Transport for NSW has been rolling out 4m high ‘safety’ fencing on new bridges for some time – you may have seen powercoated versions of this around the Westconnex M4-M5 tunnel portals, for example, or a posh version on the Tibby Cotter Bridge over Anzac Parade. At the other end is the looming metal cages over the Falcon Street shared path and, who could forget, the Harbour Bridge footway itself. They’re generally new, and reserved for pedestrian and cycle bridges, under the dubious justification that they prevent people throwing things or themselves on cars (or boats).
There are also hundreds of these bridges over highways in NSW that are thirty, forty, sixty years old and lack such protections – High Street and Mount Street bridges over Warringah Freeway date to the 1960s, as does the Burns Bay Road bridge (above), the Ridge Street footbridge over Warringah Freeway dates to the 1980s, to name a few older bridges. To date, they have been left alone, presumably because as they reach their venerable age they can claim decades of good behaviour of their users in their favour. No longer. As the Burns Bay Bridge above shows, no expense will be spared in turning these bridges into prisons for walkers.
Now it’s extraordinary in this era of budget tightening that Transport can still find hundreds of thousands of dollars to erect hostile fencing along bridges. Admittedly, pedestrian fencing is a veritable industry in NSW (just Google “RMS Type 1 Pedestrian Fencing” to see the dozens of manufacturers and suppliers of our own custom local product!). This despite that it has now been 20 years since the venerable Transport Research Labs in the UK conducted this research and established that guard railing (as it is called there) is marginally more dangerous due to obscuring walkers from drivers vision at the end of fencing, and recommending its removal as a default. This kind of fencing has now entirely disappeared from all of London’s roads, and due to its overuse, since 2009 has been recommended to be used as a last resort only across all of the UK (LTN 2/09, at 2.1.10). Even so, these new, towering custom-built fences are an order of magnitude bigger, costlier and more impactful that the ‘guard rail’ kind above.

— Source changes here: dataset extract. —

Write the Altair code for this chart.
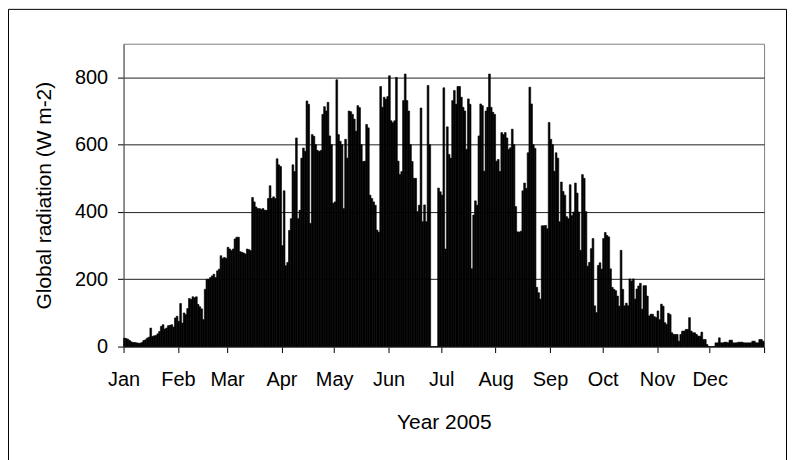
import altair as alt
import pandas as pd

# Daily peak global radiation (W m-2), 2005
jan = [25, 24, 22, 18, 14, 12, 12, 11, 10, 10, 12, 18, 20, 25, 28, 55, 30, 32, 33, 38,
       45, 60, 65, 52, 55, 62, 63, 65, 58, 85, 90]
feb = [75, 128, 70, 100, 95, 113, 143, 140, 148, 145, 148, 125, 118, 112, 80, 170, 200,
       200, 205, 210, 215, 205, 225, 230, 270, 262, 265, 262]
mar = [295, 290, 285, 290, 320, 325, 325, 282, 280, 278, 275, 290, 288, 285, 443, 430,
       415, 410, 410, 408, 410, 405, 405, 440, 478, 440, 445, 440, 558, 540, 535]
apr = [300, 463, 240, 250, 345, 380, 540, 520, 620, 380, 405, 560, 590, 580, 730, 720,
       366, 630, 625, 600, 583, 580, 583, 690, 713, 700, 726, 626, 600, 426]
may = [430, 793, 630, 610, 600, 410, 616, 560, 700, 698, 690, 676, 640, 716, 710, 600,
       550, 551, 660, 650, 450, 440, 430, 420, 346, 340, 773, 711, 741, 735, 743]
jun = [805, 671, 665, 671, 800, 551, 511, 520, 731, 810, 731, 700, 600, 550, 500, 500,
       401, 420, 709, 371, 421, 371, 776, 600, 0, 0, 0, 0, 471, 460]
jul = [450, 769, 290, 653, 571, 560, 731, 761, 720, 773, 773, 741, 711, 700, 586, 736,
       720, 231, 391, 433, 420, 626, 721, 716, 521, 700, 711, 810, 711, 696, 690]
aug = [551, 556, 520, 636, 630, 636, 620, 586, 591, 646, 600, 416, 341, 340, 343, 463,
       486, 470, 576, 771, 721, 600, 589, 176, 160, 141, 359, 359, 360, 350, 666]
sep = [616, 600, 521, 576, 560, 371, 489, 461, 450, 386, 380, 481, 389, 400, 486, 456,
       400, 286, 511, 500, 401, 239, 250, 291, 321, 121, 101, 241, 249, 230]
oct_ = [321, 339, 330, 326, 231, 176, 170, 166, 150, 120, 286, 170, 121, 129, 121, 201,
        195, 201, 141, 171, 180, 188, 111, 181, 181, 150, 91, 96, 96, 89, 86]
nov = [106, 80, 126, 120, 71, 66, 99, 95, 41, 36, 36, 36, 16, 36, 46, 46, 51, 51, 86,
       46, 41, 41, 36, 31, 31, 43, 21, 21, 6, 0]
dec = [0, 0, 0, 11, 11, 26, 11, 11, 13, 13, 11, 19, 19, 11, 11, 11, 13, 13, 13, 11, 11,
       11, 11, 11, 16, 16, 11, 11, 21, 21, 16]

month_names = ["Jan", "Feb", "Mar", "Apr", "May", "Jun",
               "Jul", "Aug", "Sep", "Oct", "Nov", "Dec"]
month_starts = [0, 31, 59, 90, 120, 151, 181, 212, 243, 273, 304, 334, 365]
y_ticks = [0, 200, 400, 600, 800]

values = jan + feb + mar + apr + may + jun + jul + aug + sep + oct_ + nov + dec
df = pd.DataFrame({"day": list(range(len(values))), "rad": values})
df["day_end"] = df["day"] + 1

label_expr = " : ".join(
    f"datum.value == {d} ? '{m}'" for d, m in zip(month_starts, month_names)
) + " : ''"

FONT = "Liberation Sans"

frame = alt.Chart(alt.Data(values=[{"a": 1}])).mark_rect(
    fill="white", fillOpacity=0, stroke="black", strokeWidth=1
).encode(
    x=alt.value(-115.5), x2=alt.value(665.5), y=alt.value(-34.5), y2=alt.value(425)
)

bars = alt.Chart(df).mark_bar(
    color="black", stroke="black", strokeWidth=0.6
).encode(
    x=alt.X("day:Q", scale=alt.Scale(domain=[0, 365], nice=False, zero=False),
            axis=alt.Axis(values=month_starts, labelExpr=label_expr, title="Year 2005",
                          grid=False, tickSize=6, tickColor="black",
                          domainColor="#606060", labelPadding=17, labelFlush=False,
                          labelOverlap=False, titlePadding=22)),
    x2="day_end:Q",
    y=alt.Y("rad:Q", scale=alt.Scale(domain=[0, 900], nice=False),
            axis=alt.Axis(values=y_ticks, title="Global radiation (W m-2)",
                          grid=True, gridColor="#222222", tickSize=6,
                          tickColor="black", domainColor="#606060",
                          labelPadding=10, titlePadding=20)),
    y2=alt.datum(0),
)

chart = alt.layer(frame, bars).properties(
    width=643, height=304,
    autosize=alt.AutoSizeParams(type="none"),
    padding={"left": 116, "top": 35, "right": 24, "bottom": 113},
    background="white",
).configure_view(
    stroke="#808080", strokeWidth=1
).configure_axis(
    labelFont=FONT, labelFontSize=20, labelColor="black",
    titleFont=FONT, titleFontSize=21, titleFontWeight="normal", titleColor="black",
)

chart.save("out.html", embed_options={"renderer": "svg", "actions": False})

So, what’s new? I hear you say. Well, after some years of rolling these out with new (road and rail) bridges, it looks like Transport for NSW is expanding to retrofit these on existing bridges as well. Even more extraordinary is that they will be doing it without budgetary oversight, community consultation or defined need. We might not notice it as much because, as with much of transport infrastructure, it has been exempted from the ordinary public process – we do not necessarily hear, or see this until it comes to our backyard. This was particularly noticeable for me because a number of bridges over this highway stub have been painted with MIO paint (Bridge Paint) since the 1960s, which is painful on knuckles if you’re cycling and you veer (I’m looking at you), but I’d all but given up asking for change since the bridges were so old and unchanged.
Let’s put it differently. Say you wanted to erect a 4 metre high chain-link fence in front of your house for privacy. You’d need to apply to council, whose DCP would prohibit it (any fence over 1.2m along a primary road, 1.8m otherwise, the character description of your area etc), and supposing you persevered, there would be outrage from your neighbours during the mandatory consultation period that council would be required to take into account, as well as their own wishes. You could appeal but the Land and Environment would refuse it – as ‘adding another disturbing element’ to fix a problem only compounds it, in the Court’s view (here). You would need to justify to yourself (and your partner, if you have one) why spending that swathe of the household budget on the fence was justified instead of, say, the eco-friendly studio you’ve had your eye on – because it really is that expensive). You might need to consider how you’re going to maintain it too – the forklift you’re going to now need every few years to repaint it.
Last, you might consider if your fence, whatever the reasons for it, might also do you some self-harm. Is it going to lower your property value, for example. Similarly, we can ask, is this kind of fencing consistent with the evidence on pedestrian safety and comfort? Is it likely to further suppress walking and cycling? Is it going to make the rest of TfNSW’s strategies (Future Transport, Active Transport, Net Zero) more difficult to deliver? And if so (and the answer is Yes), then should we, just perhaps, step back and reconsider, is it really worth it?
So, in a season where we are told there isn’t money for walking or cycling, not for arresting the decline in children walking to school, not for rolling out the strategic and local cycleways, we might ask, where is this funding pot coming from? And why is it being spent on fencing walkers in?

Coming to a suburb near you? 4m high fencing being installed on the Burns Bay Road overbridge.